_SET TASK_
Omit every picture and return the rest of the data unaltered.

_RECORD EXCERPTS_

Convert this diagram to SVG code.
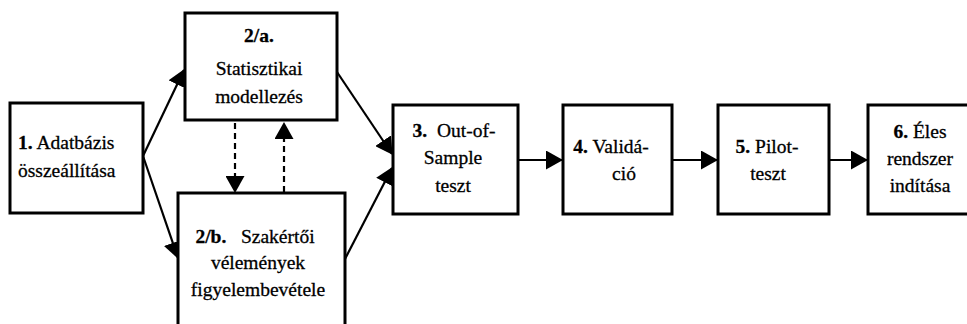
<svg xmlns="http://www.w3.org/2000/svg" width="967" height="324" viewBox="0 0 967 324">
<style>
.box{fill:#fff;stroke:#000;stroke-width:3}
.t{font-family:"Liberation Serif","Times New Roman",serif;font-size:19.5px;fill:#000;stroke:#000;stroke-width:0.3}
.c{text-anchor:middle}
.b{font-weight:bold}
.ln{fill:none;stroke:#000;stroke-width:2.2}
.dash{stroke-dasharray:6 4}
</style>
<defs>
<marker id="ah" viewBox="0 0 17 19" refX="16" refY="9.5" markerWidth="17" markerHeight="19" markerUnits="userSpaceOnUse" orient="auto">
<path d="M0,0 L17,9.5 L0,19 z" fill="#000"/>
</marker>
</defs>
<rect width="967" height="324" fill="#fff"/>
<g id="connectors">
<line class="ln" x1="143" y1="156" x2="184" y2="70" marker-end="url(#ah)"/>
<line class="ln" x1="143" y1="156" x2="178" y2="258" marker-end="url(#ah)"/>
<line class="ln" x1="337" y1="72" x2="392" y2="154" marker-end="url(#ah)"/>
<line class="ln" x1="345" y1="259" x2="392" y2="168" marker-end="url(#ah)"/>
<line class="ln dash" x1="235" y1="123" x2="235" y2="192" marker-end="url(#ah)"/>
<line class="ln dash" x1="284" y1="192" x2="284" y2="123" marker-end="url(#ah)"/>
<line class="ln" x1="518" y1="160" x2="562" y2="160" marker-end="url(#ah)"/>
<line class="ln" x1="672" y1="160" x2="717" y2="160" marker-end="url(#ah)"/>
<line class="ln" x1="829" y1="160" x2="867" y2="160" marker-end="url(#ah)"/>
</g>
<g id="n1">
<rect class="box" x="10" y="103" width="133" height="110"/>
<text class="t" x="18" y="149"><tspan class="b">1.</tspan> Adatbázis</text>
<text class="t" x="18" y="177">összeállítása</text>
</g>
<g id="n2a">
<rect class="box" x="185" y="13" width="152" height="107"/>
<text class="t c b" x="259" y="42">2/a.</text>
<text class="t c" x="259" y="75">Statisztikai</text>
<text class="t c" x="259" y="103">modellezés</text>
</g>
<g id="n2b">
<rect class="box" x="178" y="193" width="167" height="150"/>
<text class="t c" x="255" y="243" xml:space="preserve"><tspan class="b">2/b.</tspan>   Szakértői</text>
<text class="t c" x="258" y="269">vélemények</text>
<text class="t c" x="258" y="296">figyelembevétele</text>
</g>
<g id="n3">
<rect class="box" x="393" y="105" width="125" height="109"/>
<text class="t c" x="454" y="137" xml:space="preserve"><tspan class="b">3.</tspan>  Out-of-</text>
<text class="t c" x="453" y="164">Sample</text>
<text class="t c" x="453" y="192">teszt</text>
</g>
<g id="n4">
<rect class="box" x="563" y="105" width="109" height="109"/>
<text class="t c" x="611" y="153"><tspan class="b">4.</tspan> Validá-</text>
<text class="t c" x="624" y="180">ció</text>
</g>
<g id="n5">
<rect class="box" x="718" y="105" width="111" height="109"/>
<text class="t c" x="767" y="153"><tspan class="b">5.</tspan> Pilot-</text>
<text class="t c" x="768" y="180">teszt</text>
</g>
<g id="n6">
<rect class="box" x="868" y="105" width="120" height="109"/>
<text class="t c" x="920" y="138"><tspan class="b">6.</tspan> Éles</text>
<text class="t c" x="920" y="165">rendszer</text>
<text class="t c" x="920" y="192">indítása</text>
</g>
</svg>
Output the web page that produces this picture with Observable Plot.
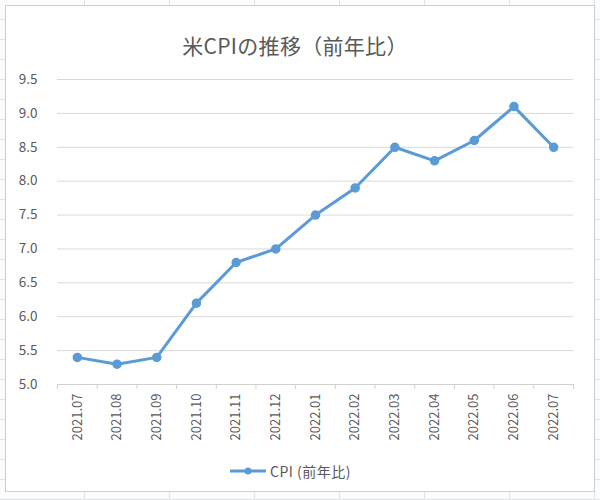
<!DOCTYPE html>
<html>
<head>
<meta charset="utf-8">
<script src="https://cdn.jsdelivr.net/npm/d3@7"></script>
<script src="https://cdn.jsdelivr.net/npm/@observablehq/plot@0.6"></script>
<style>
  html, body { margin: 0; padding: 0; }
  body {
    width: 600px; height: 500px; position: relative; overflow: hidden;
    background-color: #fbfcfd;
    background-image:
      repeating-linear-gradient(to right, transparent 0 84px, #dfe3e6 84px 85px),
      repeating-linear-gradient(to bottom, transparent 0 19px, #dfe3e6 19px 20px);
    font-family: "Noto Sans CJK JP", "Noto Sans", sans-serif;
  }
  #chart {
    position: absolute; left: 5px; top: 5px; width: 588px; height: 485px;
    background: #fff; border: 1px solid #c5d0d8; box-sizing: content-box;
  }
  #title {
    position: absolute; left: 0; top: 24px; width: 578px; text-align: center;
    font-size: 21px; color: #595959; letter-spacing: 0.3px;
  }
  #plot { position: absolute; left: 0; top: 0; }
  #legend {
    position: absolute; top: 455px; left: 223px; display: flex; align-items: center;
    font-size: 14px; color: #595959; letter-spacing: 0.5px;
  }
</style>
</head>
<body>
<div id="chart">
  <div id="title">米CPIの推移（前年比）</div>
  <div id="plot"></div>
  <div id="legend"></div>
</div>
<script>
const months = ["2021.07","2021.08","2021.09","2021.10","2021.11","2021.12","2022.01","2022.02","2022.03","2022.04","2022.05","2022.06","2022.07"];
const cpi = [5.4, 5.3, 5.4, 6.2, 6.8, 7.0, 7.5, 7.9, 8.5, 8.3, 8.6, 9.1, 8.5];
const yTicks = [5.0, 5.5, 6.0, 6.5, 7.0, 7.5, 8.0, 8.5, 9.0, 9.5];
const seriesName = "CPI (前年比)";

const data = months.map((m, i) => ({i, month: m, value: cpi[i]}));
const idx = d3.range(months.length);
const bounds = d3.range(months.length + 1).map(i => i - 0.5);
const blue = "#5b9bd5";
const gray = "#595959";

const chart = Plot.plot({
  width: 588,
  height: 450,
  marginTop: 73,
  marginBottom: 72,
  marginLeft: 51,
  marginRight: 21,
  style: {fontFamily: '"Noto Sans CJK JP", "Noto Sans", sans-serif', fontSize: "13px", color: gray, background: "transparent"},
  x: {type: "linear", domain: [-0.5, months.length - 0.5]},
  y: {domain: [5.0, 9.5]},
  marks: [
    Plot.gridY(yTicks.filter(v => v > 5.0), {stroke: "#d9d9d9", strokeOpacity: 1}),
    Plot.ruleY([5.0], {stroke: "#d0d0d0"}),
    Plot.axisY(yTicks, {tickSize: 0, tickPadding: 20, tickFormat: d => d.toFixed(1), label: null, fill: gray, fontSize: 13.5}),
    Plot.axisX(bounds, {tickSize: 5, tickFormat: () => "", label: null, stroke: "#d0d0d0"}),
    Plot.axisX(idx, {tickSize: 0, tickPadding: 9, tickRotate: -90, tickFormat: i => months[i], label: null, fill: gray, fontSize: 13}),
    Plot.line(data, {x: "i", y: "value", stroke: blue, strokeWidth: 3}),
    Plot.dot(data, {x: "i", y: "value", r: 4, fill: blue, stroke: blue})
  ]
});
document.getElementById("plot").appendChild(chart);

const legend = document.getElementById("legend");
legend.innerHTML = `<svg width="38" height="12" style="margin-right:3px"><line x1="1" y1="6" x2="37" y2="6" stroke="${blue}" stroke-width="3"/><circle cx="19" cy="6" r="3.5" fill="${blue}"/></svg><span>${seriesName}</span>`;
</script>
</body>
</html>
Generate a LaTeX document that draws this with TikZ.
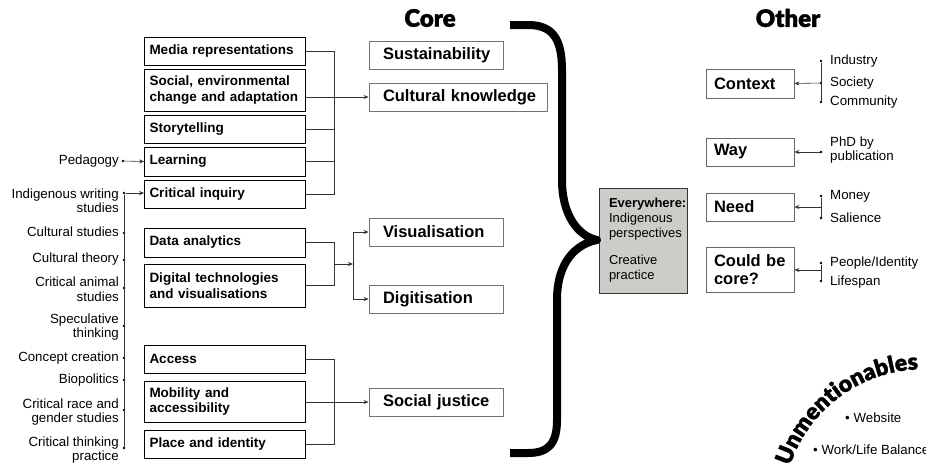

_ANSWER FOR THIS EXERCISE_
Convert this diagram to SVG code.
<svg xmlns="http://www.w3.org/2000/svg" width="967" height="324" viewBox="0 0 967 324">
<style>
.box{fill:#fff;stroke:#000;stroke-width:3}
.t{font-family:"Liberation Serif","Times New Roman",serif;font-size:19.5px;fill:#000;stroke:#000;stroke-width:0.3}
.c{text-anchor:middle}
.b{font-weight:bold}
.ln{fill:none;stroke:#000;stroke-width:2.2}
.dash{stroke-dasharray:6 4}
</style>
<defs>
<marker id="ah" viewBox="0 0 17 19" refX="16" refY="9.5" markerWidth="17" markerHeight="19" markerUnits="userSpaceOnUse" orient="auto">
<path d="M0,0 L17,9.5 L0,19 z" fill="#000"/>
</marker>
</defs>
<rect width="967" height="324" fill="#fff"/>
<g id="connectors">
<line class="ln" x1="143" y1="156" x2="184" y2="70" marker-end="url(#ah)"/>
<line class="ln" x1="143" y1="156" x2="178" y2="258" marker-end="url(#ah)"/>
<line class="ln" x1="337" y1="72" x2="392" y2="154" marker-end="url(#ah)"/>
<line class="ln" x1="345" y1="259" x2="392" y2="168" marker-end="url(#ah)"/>
<line class="ln dash" x1="235" y1="123" x2="235" y2="192" marker-end="url(#ah)"/>
<line class="ln dash" x1="284" y1="192" x2="284" y2="123" marker-end="url(#ah)"/>
<line class="ln" x1="518" y1="160" x2="562" y2="160" marker-end="url(#ah)"/>
<line class="ln" x1="672" y1="160" x2="717" y2="160" marker-end="url(#ah)"/>
<line class="ln" x1="829" y1="160" x2="867" y2="160" marker-end="url(#ah)"/>
</g>
<g id="n1">
<rect class="box" x="10" y="103" width="133" height="110"/>
<text class="t" x="18" y="149"><tspan class="b">1.</tspan> Adatbázis</text>
<text class="t" x="18" y="177">összeállítása</text>
</g>
<g id="n2a">
<rect class="box" x="185" y="13" width="152" height="107"/>
<text class="t c b" x="259" y="42">2/a.</text>
<text class="t c" x="259" y="75">Statisztikai</text>
<text class="t c" x="259" y="103">modellezés</text>
</g>
<g id="n2b">
<rect class="box" x="178" y="193" width="167" height="150"/>
<text class="t c" x="255" y="243" xml:space="preserve"><tspan class="b">2/b.</tspan>   Szakértői</text>
<text class="t c" x="258" y="269">vélemények</text>
<text class="t c" x="258" y="296">figyelembevétele</text>
</g>
<g id="n3">
<rect class="box" x="393" y="105" width="125" height="109"/>
<text class="t c" x="454" y="137" xml:space="preserve"><tspan class="b">3.</tspan>  Out-of-</text>
<text class="t c" x="453" y="164">Sample</text>
<text class="t c" x="453" y="192">teszt</text>
</g>
<g id="n4">
<rect class="box" x="563" y="105" width="109" height="109"/>
<text class="t c" x="611" y="153"><tspan class="b">4.</tspan> Validá-</text>
<text class="t c" x="624" y="180">ció</text>
</g>
<g id="n5">
<rect class="box" x="718" y="105" width="111" height="109"/>
<text class="t c" x="767" y="153"><tspan class="b">5.</tspan> Pilot-</text>
<text class="t c" x="768" y="180">teszt</text>
</g>
<g id="n6">
<rect class="box" x="868" y="105" width="120" height="109"/>
<text class="t c" x="920" y="138"><tspan class="b">6.</tspan> Éles</text>
<text class="t c" x="920" y="165">rendszer</text>
<text class="t c" x="920" y="192">indítása</text>
</g>
</svg>
Output the web page that produces this picture with Observable Plot.
<!DOCTYPE html>
<html>
<head>
<meta charset="utf-8">
<script src="https://cdn.jsdelivr.net/npm/d3@7"></script>
<script src="https://cdn.jsdelivr.net/npm/@observablehq/plot@0.6"></script>
<style>
  html, body { margin: 0; padding: 0; }
  body {
    width: 600px; height: 500px; position: relative; overflow: hidden;
    background-color: #fbfcfd;
    background-image:
      repeating-linear-gradient(to right, transparent 0 84px, #dfe3e6 84px 85px),
      repeating-linear-gradient(to bottom, transparent 0 19px, #dfe3e6 19px 20px);
    font-family: "Noto Sans CJK JP", "Noto Sans", sans-serif;
  }
  #chart {
    position: absolute; left: 5px; top: 5px; width: 588px; height: 485px;
    background: #fff; border: 1px solid #c5d0d8; box-sizing: content-box;
  }
  #title {
    position: absolute; left: 0; top: 24px; width: 578px; text-align: center;
    font-size: 21px; color: #595959; letter-spacing: 0.3px;
  }
  #plot { position: absolute; left: 0; top: 0; }
  #legend {
    position: absolute; top: 455px; left: 223px; display: flex; align-items: center;
    font-size: 14px; color: #595959; letter-spacing: 0.5px;
  }
</style>
</head>
<body>
<div id="chart">
  <div id="title">米CPIの推移（前年比）</div>
  <div id="plot"></div>
  <div id="legend"></div>
</div>
<script>
const months = ["2021.07","2021.08","2021.09","2021.10","2021.11","2021.12","2022.01","2022.02","2022.03","2022.04","2022.05","2022.06","2022.07"];
const cpi = [5.4, 5.3, 5.4, 6.2, 6.8, 7.0, 7.5, 7.9, 8.5, 8.3, 8.6, 9.1, 8.5];
const yTicks = [5.0, 5.5, 6.0, 6.5, 7.0, 7.5, 8.0, 8.5, 9.0, 9.5];
const seriesName = "CPI (前年比)";

const data = months.map((m, i) => ({i, month: m, value: cpi[i]}));
const idx = d3.range(months.length);
const bounds = d3.range(months.length + 1).map(i => i - 0.5);
const blue = "#5b9bd5";
const gray = "#595959";

const chart = Plot.plot({
  width: 588,
  height: 450,
  marginTop: 73,
  marginBottom: 72,
  marginLeft: 51,
  marginRight: 21,
  style: {fontFamily: '"Noto Sans CJK JP", "Noto Sans", sans-serif', fontSize: "13px", color: gray, background: "transparent"},
  x: {type: "linear", domain: [-0.5, months.length - 0.5]},
  y: {domain: [5.0, 9.5]},
  marks: [
    Plot.gridY(yTicks.filter(v => v > 5.0), {stroke: "#d9d9d9", strokeOpacity: 1}),
    Plot.ruleY([5.0], {stroke: "#d0d0d0"}),
    Plot.axisY(yTicks, {tickSize: 0, tickPadding: 20, tickFormat: d => d.toFixed(1), label: null, fill: gray, fontSize: 13.5}),
    Plot.axisX(bounds, {tickSize: 5, tickFormat: () => "", label: null, stroke: "#d0d0d0"}),
    Plot.axisX(idx, {tickSize: 0, tickPadding: 9, tickRotate: -90, tickFormat: i => months[i], label: null, fill: gray, fontSize: 13}),
    Plot.line(data, {x: "i", y: "value", stroke: blue, strokeWidth: 3}),
    Plot.dot(data, {x: "i", y: "value", r: 4, fill: blue, stroke: blue})
  ]
});
document.getElementById("plot").appendChild(chart);

const legend = document.getElementById("legend");
legend.innerHTML = `<svg width="38" height="12" style="margin-right:3px"><line x1="1" y1="6" x2="37" y2="6" stroke="${blue}" stroke-width="3"/><circle cx="19" cy="6" r="3.5" fill="${blue}"/></svg><span>${seriesName}</span>`;
</script>
</body>
</html>
Generate a LaTeX document that draws this with TikZ.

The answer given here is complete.